Human history is not only a story of the rise and fall of glorious civilisations, achievements and social evolution, it is also the story of ruthless suppressions, human tragedies and sacrifices. And yet, there seem to be some relatively permanent and universal human values which emerge in every age and society in the form of such concepts as truth, justice, liberty, equality, sympathy, humanity, understanding, realisation, perception, and so on. The great tragedies and sacrifices of human history, whether solitary like that of Jesus or collective like that of Spartacus and his comrades, have always been motivated by these values.
If a society fails to benefit from the literary narration of human tragedies in history, it only proves lack of sensitivity on the part of the individuals of that society. Refined and deeply sensitive narrations of sorrow have always enriched humanity.
Tragedy reflects a characteristically human situation which evokes the most profound responses at the intellectual and emotional levels. Tragedies arouse such feelings as sympathy and understanding, love and compassion.
If we look closely at history we find that the tragedy of Karbala infused in the social milieu of Islam such deep revolutionary spirit that insurrections, revolts, uprising and revolutions never ceased to occur against despotic rulers, because Karbala cast its long shadow across the ages.

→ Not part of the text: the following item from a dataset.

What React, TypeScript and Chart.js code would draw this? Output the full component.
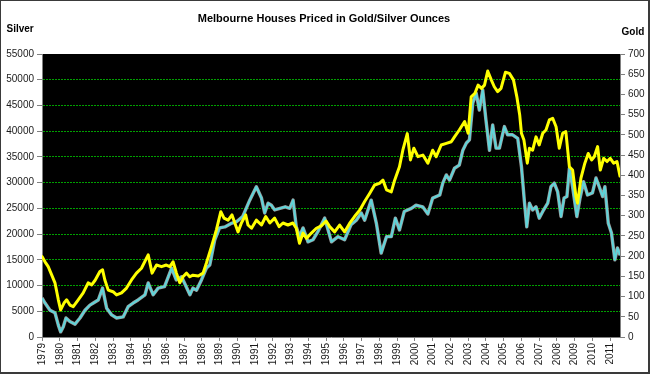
import React, { useEffect, useRef } from "react";
import { Chart, registerables } from "chart.js";

Chart.register(...registerables);

const TITLE = "Melbourne Houses Priced in Gold/Silver Ounces";
const LEFT_AXIS_TITLE = "Silver";
const RIGHT_AXIS_TITLE = "Gold";

const yearTicks = [
  1979, 1980, 1981, 1982, 1983, 1984, 1985, 1986, 1987, 1988, 1989, 1990, 1991,
  1992, 1993, 1994, 1995, 1996, 1997, 1998, 1999, 2000, 2001, 2002, 2003, 2004,
  2005, 2006, 2007, 2008, 2009, 2010, 2011,
];
const X_MIN = 1979;
const X_MAX = 2011.55;

// Silver ounces (left axis) — decimal year, value
const silverYears = [
  1979.0, 1979.17, 1979.45, 1979.73, 1979.92, 1980.05, 1980.2, 1980.35, 1980.57, 1980.86,
  1981.14, 1981.42, 1981.7, 1981.89, 1982.17, 1982.41, 1982.64, 1982.92, 1983.2, 1983.57,
  1983.85, 1984.13, 1984.41, 1984.8, 1984.98, 1985.26, 1985.54, 1985.9, 1986.3, 1986.56,
  1986.86, 1987.33, 1987.5, 1987.7, 1987.98, 1988.26, 1988.45, 1988.73, 1989.0, 1989.3,
  1989.67, 1989.95, 1990.3, 1990.7, 1991.07, 1991.36, 1991.54, 1991.73, 1991.92, 1992.1,
  1992.4, 1992.7, 1992.95, 1993.14, 1993.32, 1993.5, 1993.7, 1993.98, 1994.26, 1994.54,
  1994.92, 1995.3, 1995.67, 1996.04, 1996.4, 1996.7, 1996.98, 1997.17, 1997.54, 1997.83,
  1998.1, 1998.4, 1998.67, 1998.9, 1999.13, 1999.4, 1999.8, 2000.06, 2000.44, 2000.73,
  2001.0, 2001.4, 2001.57, 2001.77, 2001.95, 2002.23, 2002.5, 2002.7, 2002.9, 2003.07,
  2003.26, 2003.45, 2003.63, 2003.82, 2004.0, 2004.2, 2004.38, 2004.57, 2004.76, 2005.04,
  2005.22, 2005.5, 2005.79, 2006.0, 2006.16, 2006.3, 2006.45, 2006.63, 2006.82, 2007.0,
  2007.2, 2007.48, 2007.66, 2007.85, 2008.04, 2008.23, 2008.4, 2008.56, 2008.7, 2008.88,
  2009.12, 2009.3, 2009.5, 2009.72, 2010.0, 2010.2, 2010.38, 2010.57, 2010.7, 2010.89,
  2011.07, 2011.26, 2011.41, 2011.55,
];
const silverOunces = [
  7600, 6600, 5200, 4700, 2300, 1000, 2000, 3700, 3000, 2500,
  3700, 5200, 6200, 6600, 7200, 9500, 5600, 4300, 3700, 3900,
  5900, 6600, 7200, 8200, 10500, 8200, 9500, 9800, 13400, 11100,
  11700, 8200, 9500, 9100, 11100, 13400, 14000, 18900, 21200, 21400,
  22100, 22400, 23400, 26600, 29200, 27000, 24100, 26000, 25600, 24700,
  25000, 25300, 25000, 26600, 21400, 19500, 21200, 18500, 18900, 20500,
  23100, 18500, 19500, 18900, 21800, 22700, 24100, 22700, 26600, 22100,
  16300, 19500, 19500, 23100, 20800, 24400, 25000, 25600, 25300, 23900,
  27000, 27600, 29900, 31500, 30500, 32800, 33400, 36300, 37700, 38300,
  45500, 47400, 44100, 48000, 42200, 36300, 41200, 36700, 36700, 40900,
  39300, 39300, 38600, 33100, 26600, 21400, 26000, 24700, 25300, 23100,
  24400, 26000, 29200, 29900, 28200, 23400, 27000, 27300, 32800, 29200,
  23400, 27000, 30200, 27600, 28000, 30900, 29200, 27300, 29200, 22100,
  20200, 15000, 17300, 15900,
];

// Gold ounces (right axis) — decimal year, value
const goldYears = [
  1979.0, 1979.17, 1979.35, 1979.55, 1979.73, 1979.92, 1980.05, 1980.24, 1980.39, 1980.57,
  1980.76, 1981.04, 1981.32, 1981.6, 1981.8, 1982.0, 1982.26, 1982.41, 1982.54, 1982.73,
  1983.0, 1983.2, 1983.48, 1983.76, 1984.04, 1984.32, 1984.6, 1984.98, 1985.2, 1985.45,
  1985.73, 1986.0, 1986.2, 1986.38, 1986.57, 1986.76, 1986.94, 1987.14, 1987.32, 1987.5,
  1987.8, 1988.07, 1988.26, 1988.54, 1988.82, 1989.07, 1989.25, 1989.48, 1989.7, 1990.04,
  1990.23, 1990.47, 1990.6, 1990.8, 1991.07, 1991.36, 1991.6, 1991.83, 1992.1, 1992.35,
  1992.57, 1992.85, 1993.13, 1993.32, 1993.5, 1993.7, 1993.9, 1994.17, 1994.45, 1994.73,
  1995.0, 1995.2, 1995.48, 1995.76, 1996.04, 1996.32, 1996.6, 1996.9, 1997.17, 1997.45,
  1997.73, 1998.0, 1998.2, 1998.4, 1998.67, 1998.86, 1999.13, 1999.32, 1999.57, 1999.75,
  1999.94, 2000.17, 2000.45, 2000.73, 2001.0, 2001.2, 2001.48, 2001.77, 2002.05, 2002.23,
  2002.5, 2002.8, 2003.0, 2003.17, 2003.38, 2003.56, 2003.75, 2003.92, 2004.1, 2004.3,
  2004.47, 2004.66, 2004.85, 2005.1, 2005.32, 2005.55, 2005.75, 2005.9, 2006.0, 2006.14,
  2006.33, 2006.45, 2006.63, 2006.82, 2007.0, 2007.2, 2007.38, 2007.57, 2007.76, 2007.95,
  2008.13, 2008.32, 2008.5, 2008.7, 2008.88, 2009.07, 2009.16, 2009.35, 2009.57, 2009.76,
  2009.95, 2010.1, 2010.29, 2010.44, 2010.63, 2010.82, 2011.0, 2011.19, 2011.38, 2011.55,
];
const goldOunces = [
  199, 186, 174, 153, 134, 92, 67, 84, 92, 79,
  75, 92, 109, 134, 129, 141, 162, 166, 141, 116,
  112, 104, 109, 121, 141, 158, 170, 203, 158, 178,
  174, 178, 174, 186, 158, 134, 149, 158, 149, 153,
  151, 158, 183, 223, 265, 310, 294, 289, 302, 260,
  282, 302, 277, 269, 289, 277, 298, 282, 294, 273,
  282, 277, 282, 269, 232, 257, 244, 257, 269, 275,
  287, 273, 260, 277, 260, 281, 298, 314, 335, 355,
  376, 380, 388, 364, 359, 388, 421, 462, 503, 438,
  467, 446, 450, 430, 462, 446, 475, 479, 483, 495,
  512, 533, 504, 594, 603, 623, 615, 623, 658, 636,
  619, 607, 615, 655, 652, 636, 592, 550, 504, 487,
  430, 467, 462, 495, 475, 504, 512, 537, 541, 520,
  467, 504, 508, 421, 413, 347, 331, 393, 430, 454,
  438, 446, 471, 413, 442, 434, 442, 430, 434, 398,
];

const FONT = "'Liberation Sans', Arial, Helvetica, sans-serif";
const GRID_GREEN = "#00a000";
const AXIS_GREY = "#808080";
const TEXT = "#1a1a1a";

export default function App() {
  const ref = useRef<HTMLCanvasElement | null>(null);

  useEffect(() => {
    if (!ref.current) return;

    const silverData = silverYears.map((x, i) => ({ x, y: silverOunces[i] }));
    const goldData = goldYears.map((x, i) => ({ x, y: goldOunces[i] }));

    const decorPlugin = {
      id: "decor",
      beforeDraw(chart: any) {
        const { ctx, chartArea: a, width, height } = chart;
        ctx.save();
        ctx.fillStyle = "#ffffff";
        ctx.fillRect(0, 0, width, height);
        ctx.fillStyle = "#000000";
        ctx.fillRect(a.left, a.top, a.right - a.left, a.bottom - a.top);
        ctx.restore();
      },
      afterDraw(chart: any) {
        const { ctx, width, height } = chart;
        ctx.save();
        ctx.fillStyle = "#000000";
        ctx.textBaseline = "alphabetic";
        ctx.font = `bold 11px ${FONT}`;
        ctx.textAlign = "center";
        ctx.fillText(TITLE, 324, 22);
        ctx.font = `bold 10px ${FONT}`;
        ctx.textAlign = "left";
        ctx.fillText(LEFT_AXIS_TITLE, 6.5, 32);
        ctx.fillText(RIGHT_AXIS_TITLE, 621.5, 35);
        // chart-area frame
        ctx.fillStyle = "#3a3a3a";
        ctx.fillRect(0, 0, width, 1);
        ctx.fillRect(0, 0, 1, height);
        ctx.fillRect(width - 2, 0, 2, height);
        ctx.fillRect(0, height - 2, width, 2);
        ctx.restore();
      },
    };

    const chart = new Chart(ref.current, {
      type: "line",
      data: {
        datasets: [
          {
            label: "Gold",
            data: goldData,
            yAxisID: "y2",
            borderColor: "#ffff00",
            borderWidth: 3,
            pointRadius: 0,
            tension: 0,
            borderJoinStyle: "round",
            borderCapStyle: "round",
          },
          {
            label: "Silver",
            data: silverData,
            yAxisID: "y",
            borderColor: "#5fd4d9",
            borderWidth: 2,
            pointRadius: 0,
            tension: 0,
            borderJoinStyle: "round",
          },
          {
            label: "Silver shadow",
            data: silverData,
            yAxisID: "y",
            borderColor: "#9a9a9a",
            borderWidth: 3.4,
            pointRadius: 0,
            tension: 0,
            borderJoinStyle: "round",
          },
        ],
      },
      options: {
        responsive: false,
        animation: false,
        events: [],
        layout: { padding: { top: 54, left: 0, right: 0, bottom: 0 } },
        plugins: {
          legend: { display: false },
          tooltip: { enabled: false },
          title: { display: false },
        },
        scales: {
          x: {
            type: "linear",
            min: X_MIN,
            max: X_MAX,
            afterBuildTicks(scale: any) {
              scale.ticks = yearTicks.map((v) => ({ value: v }));
            },
            afterFit(scale: any) {
              scale.height = 37;
            },
            ticks: {
              autoSkip: false,
              minRotation: 90,
              maxRotation: 90,
              padding: 2,
              color: TEXT,
              font: { family: FONT, size: 10 },
              callback: (v: any) => String(v),
            },
            grid: {
              drawOnChartArea: false,
              drawTicks: true,
              tickLength: 4,
              tickColor: AXIS_GREY,
            },
            border: { display: true, color: AXIS_GREY, width: 1 },
          },
          y: {
            position: "left",
            min: 0,
            max: 55000,
            afterFit(scale: any) {
              scale.width = 42;
            },
            ticks: {
              stepSize: 5000,
              padding: 3,
              color: TEXT,
              font: { family: FONT, size: 10 },
              callback: (v: any) => String(v),
            },
            grid: {
              drawOnChartArea: true,
              drawTicks: true,
              tickLength: 5,
              tickColor: AXIS_GREY,
              lineWidth: 1,
              color: (ctx: any) =>
                ctx.tick && (ctx.tick.value === 0 || ctx.tick.value === 55000)
                  ? "rgba(0,0,0,0)"
                  : GRID_GREEN,
            },
            border: { display: true, color: AXIS_GREY, width: 1, dash: [2, 1] },
          },
          y2: {
            position: "right",
            min: 0,
            max: 700,
            afterFit(scale: any) {
              scale.width = 30;
            },
            ticks: {
              stepSize: 50,
              padding: 3,
              color: TEXT,
              font: { family: FONT, size: 10 },
              callback: (v: any) => String(v),
            },
            grid: {
              drawOnChartArea: false,
              drawTicks: true,
              tickLength: 5,
              tickColor: AXIS_GREY,
            },
            border: { display: true, color: AXIS_GREY, width: 1 },
          },
        },
      },
      plugins: [decorPlugin],
    } as any);

    return () => chart.destroy();
  }, []);

  return (
    <div style={{ position: "fixed", left: 0, top: 0, width: 650, height: 374 }}>
      <canvas ref={ref} width={650} height={374} style={{ display: "block", width: 650, height: 374 }} />
    </div>
  );
}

The following words of Imam Hussain, in which he addressed the people of Iraq before his martyrdom, continue to haunt the memory of mankind and to goad people’s conscience into action: “O people! The Prophet has said that he who sees a tyrannical potentate transgressing against God and His Prophet and oppressing and wronging the people, and he still remains apathetic and does nothing, by word or by action, to alter the situation, then it will be just on the part of God to place him where he deservingly belongs. Your letters and messages reached me in regard to your allegiance (baiat) to me, stating that you will not forsake me. So if we have come to a final decision in this regard (but persist) your previous behaviours with my father and my brother and my cousin Muslim, (then remember that)…you yourselves will be the cause of you misfortunes and you yourselves will ruin your lot, for whoever breaks a pledge only harms himself.” (Tareekh-ul-Umam-waal-Mulook by Tabari.) On another occasion, Imam Hussain addressed the people thus: “You see to what a low level the affairs have come… Do you not observe that truth is not adhered to and that falsehood has no limit…? And, as for me, I look upon death as a means of attaining martyrdom and I consider life among transgressors and oppressors as nothing but agony and affliction.” (Ibid.)
When someone faces unendurable trials, these trials sometimes cause such intense feelings as hatred and revenge. But while these, due to their very intensity, are transitory, feelings such as love and compassion are more permanent and they give rise to all human values that are essential at the individual and social plane.
Tragedies are a highly effective means of humanity’s elevation. But if they occur in connection with a human cause and in defence of a great moral principle, they become powerful agents of progress and sublimation. Such tragedies are transformed into the glory of martyrdom and evolve into the collective conscience of human society, forming a permanent feature of a highly refined culture.
In Muslim history, the essentially moral message of martyrdom is conveyed most forcefully by the martyrdom of Hussain and his comrades on the battlefield of Karbala. Through the ages it has served as the nucleus of our moral and cultural concepts.
It is a peculiarity of martyrdom that it converts political failure and military defeat into a moral success and a spiritual victory. Thus, the message of martyrdom influences the human mind more at the moral and spiritual plane than at any other level.
But morality and spirit are common to all levels of human thoughts and action, whether religious or political. And not only are morality and spirit all-pervasive but are far more permanent in influence than either religion or politics.
Without spirit and morality, religion would be reduced to mere ritual and politics to sheer tyranny. Thus, spirit and morality not only impart purpose to politics and meaning to religion, they also oppose the tyranny of the former and the meaningless ritualism of the latter.
The permanence and pervasiveness of both a political programme and a religious system lies in the quality of their moral and spiritual content.
In Karbala, one of the thoughts which provided Hussain with amazing fortitude and the courage to raise above all those mental and physical agonies must have been the ideas expressed in the following verses of the Quran which almost appear to predict the martyrdom of Hussain and the tragedy of Karbala:
“Surely We will try you with something of fear and hunger and diminution of goods and lives and fruits: yet thou give tidings unto the patients who, when they are visited by an affliction, say, ‘Surely we belong to God and to Him we shall return.’ “ The Quran also says: “Think not those who are slain in the way of Allah as dead. Nay, they are living.” Hussain knew from the authority of the Quran that martyrs die only physically, but spiritually they can revive the dying.